2015 USAMO Problems/Problem 2

Revision as of 16:33, 23 May 2015 by Sujaykazi (talk | contribs) (Solution)

Problem

Quadrilateral $APBQ$ is inscribed in circle $\omega$ with $\angle P = \angle Q = 90^{\circ}$ and $AP = AQ < BP$. Let $X$ be a variable point on segment $\overline{PQ}$. Line $AX$ meets $\omega$ again at $S$ (other than $A$). Point $T$ lies on arc $AQB$ of $\omega$ such that $\overline{XT}$ is perpendicular to $\overline{AX}$. Let $M$ denote the midpoint of chord $\overline{ST}$. As $X$ varies on segment $\overline{PQ}$, show that $M$ moves along a circle.

Solution

WLOG, let the circle be the unit circle centered at the origin, $A=(1,0) P=(1-a,b), Q=(1-a,-b)$, where $(1-a)^2+b^2=1$.

Let angle $\angle XAB=A$, which is an acute angle, $\tan{A}=t$, then $X=(1-a,at)$.

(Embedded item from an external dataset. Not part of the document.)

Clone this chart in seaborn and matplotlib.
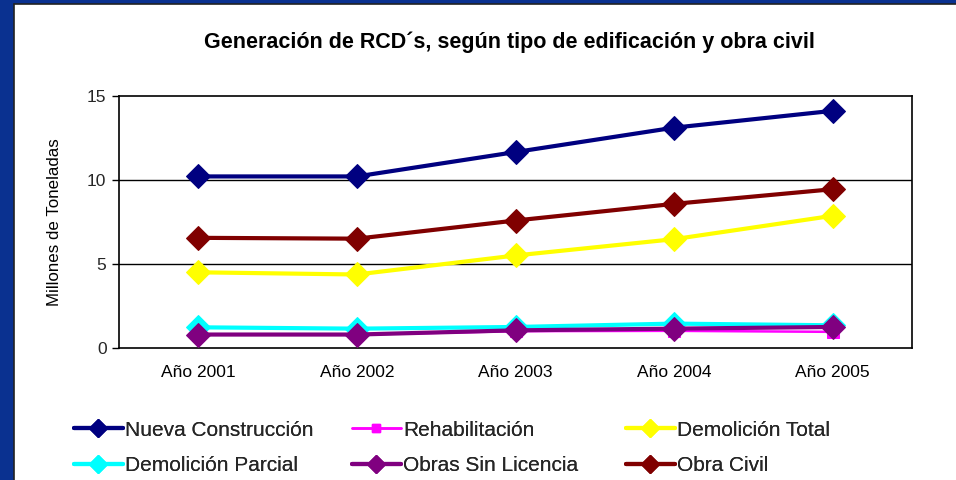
import matplotlib
matplotlib.use("Agg")
import matplotlib.pyplot as plt
import seaborn as sns
import pandas as pd
from matplotlib.patches import Rectangle
from matplotlib.lines import Line2D

years = ["Año 2001", "Año 2002", "Año 2003", "Año 2004", "Año 2005"]
nueva_construccion = [10.2, 10.2, 11.65, 13.1, 14.1]
rehabilitacion = [0.8, 0.8, 1.0, 1.02, 0.96]
demolicion_total = [4.5, 4.37, 5.5, 6.47, 7.86]
demolicion_parcial = [1.23, 1.15, 1.25, 1.45, 1.35]
obras_sin_licencia = [0.8, 0.8, 1.05, 1.15, 1.25]
obra_civil = [6.55, 6.5, 7.58, 8.57, 9.44]

series_names = ["Nueva Construcción", "Rehabilitación", "Demolición Total",
                "Demolición Parcial", "Obras Sin Licencia", "Obra Civil"]
series_values = [nueva_construccion, rehabilitacion, demolicion_total,
                 demolicion_parcial, obras_sin_licencia, obra_civil]
colors = ["#000080", "#FF00FF", "#FFFF00", "#00FFFF", "#800080", "#800000"]
markers = ["D", "s", "D", "D", "D", "D"]

rows = []
for name, vals in zip(series_names, series_values):
    for i, (yr, v) in enumerate(zip(years, vals)):
        rows.append({"Serie": name, "Año": yr, "idx": i, "Valor": v})
df = pd.DataFrame(rows)

sns.set_theme(style="white")
plt.rcParams["font.family"] = ["Liberation Sans", "DejaVu Sans"]

fig = plt.figure(figsize=(9.56, 4.8), dpi=100)
fig.patch.set_facecolor("white")
ax = fig.add_axes([119/956, 1-348/480, (912-119)/956, (348-95.7)/480])

for k, (name, col, mk) in enumerate(zip(series_names, colors, markers)):
    sub = df[df["Serie"] == name]
    ms = 9 if mk == "s" else 12
    lw = 1.8 if mk == "s" else 3
    sns.lineplot(data=sub, x="idx", y="Valor", ax=ax, color=col, marker=mk,
                 markersize=ms, markeredgecolor=col, linewidth=lw,
                 legend=False, zorder=3 + k)

ax.set_xlim(-0.5, 4.5)
ax.set_ylim(0, 15)
ax.set_yticks([0, 5, 10, 15])
ax.set_xticks(range(5))
ax.set_xticklabels(years)
ax.set_xticks([x - 0.5 for x in range(6)], minor=True)
ax.tick_params(axis="x", which="major", length=0, pad=12, labelsize=12.5, colors="black")
ax.tick_params(axis="x", which="minor", length=5, width=1, color="black", direction="out")
ax.tick_params(axis="y", which="major", length=5, width=1, color="black",
               direction="out", labelsize=12.5, pad=4, left=True)
ax.set_xlabel("")
ax.set_ylabel("Millones de Toneladas", fontsize=12.2, labelpad=18, color="black")
for y in [5, 10]:
    ax.axhline(y, color="black", linewidth=1, zorder=1)
for s in ax.spines.values():
    s.set_color("black")
    s.set_linewidth(1.2)
ax.grid(False)

fig.text(0.533, 1-42/480, "Generación de RCD´s, según tipo de edificación y obra civil",
         ha="center", va="center", fontsize=15.5, fontweight="bold", color="black")

handles = [Line2D([0], [0], color=c, marker=m, markersize=(6 if m == "s" else 9),
                  linewidth=(1.8 if m == "s" else 3), markeredgecolor=c)
           for c, m in zip(colors, markers)]
col_x = [74, 352, 626]
for j in range(3):
    idxs = [j, j + 3]
    lg = fig.legend([handles[i] for i in idxs], [series_names[i] for i in idxs],
                    ncol=1, loc="center left",
                    bbox_to_anchor=(col_x[j]/956, 1-448/480), frameon=False,
                    fontsize=15, handlelength=2.35, handletextpad=0.12,
                    labelspacing=0.8, borderpad=0, borderaxespad=0)
    fig.add_artist(lg)

# blue frame at left and top
fig.patches.append(Rectangle((0, 0), 14/956, 1, transform=fig.transFigure,
                             facecolor="#0A3190", edgecolor="none", zorder=0))
fig.patches.append(Rectangle((0, 1-4/480), 1, 4/480, transform=fig.transFigure,
                             facecolor="#0A3190", edgecolor="none", zorder=0))
fig.lines.append(Line2D([14/956, 14/956], [0, 1-4/480], transform=fig.transFigure,
                        color="#222222", linewidth=1.2))
fig.lines.append(Line2D([14/956, 1], [1-4/480, 1-4/480], transform=fig.transFigure,
                        color="#222222", linewidth=1.2))

fig.savefig("out.png", dpi=100)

Angle $\angle BOS=2A$, $S=(-\cos(2A),\sin(2A))$. Let $M=(u,v)$, then $T=(2u+\cos(2A), 2v-\sin(2A))$.

The condition $TX \perp AX$ yields: $(2v-\sin(2A)-at)/(2u+\cos(2A)+a-1)=\cot A.$ (E1)

Use identities $(\cos A)^2=1/(1+t^2)$, $\cos(2A)=2(\cos A)^2-1= 2/(1+t^2) -1$, $\sin(2A)=2\sin A\cos A=2t^2/(1+t^2)$, we obtain $2vt-at^2=2u+a$. (E1')

The condition that $T$ is on the circle yields $(2u+\cos(2A))^2+ (2v-\sin(2A))^2=1$, namely $v\sin(2A)-u\cos(2A)=u^2+v^2$. (E2)

$M$ is the mid-point on the hypotenuse of triangle $STX$, hence $MS=MX$, yielding $(u+\cos(2A))^2+(v-\sin(2A))^2=(u+a-1)^2+(v-at)^2$. (E3)

Expand (E3), using (E2) to replace $2(v\sin(2A)-u\cos(2A))$ with $2(u^2+v^2)$, and using (E1') to replace $a(-2vt+at^2)$ with $-a(2u+a)$, and we obtain $u^2-u-a+v^2=0$, namely $(u-\frac{1}{2})^2+v^2=a+\frac{1}{4}$, which is a circle centered at $(\frac{1}{2},0)$ with radius $r=\sqrt{a+\frac{1}{4}}$.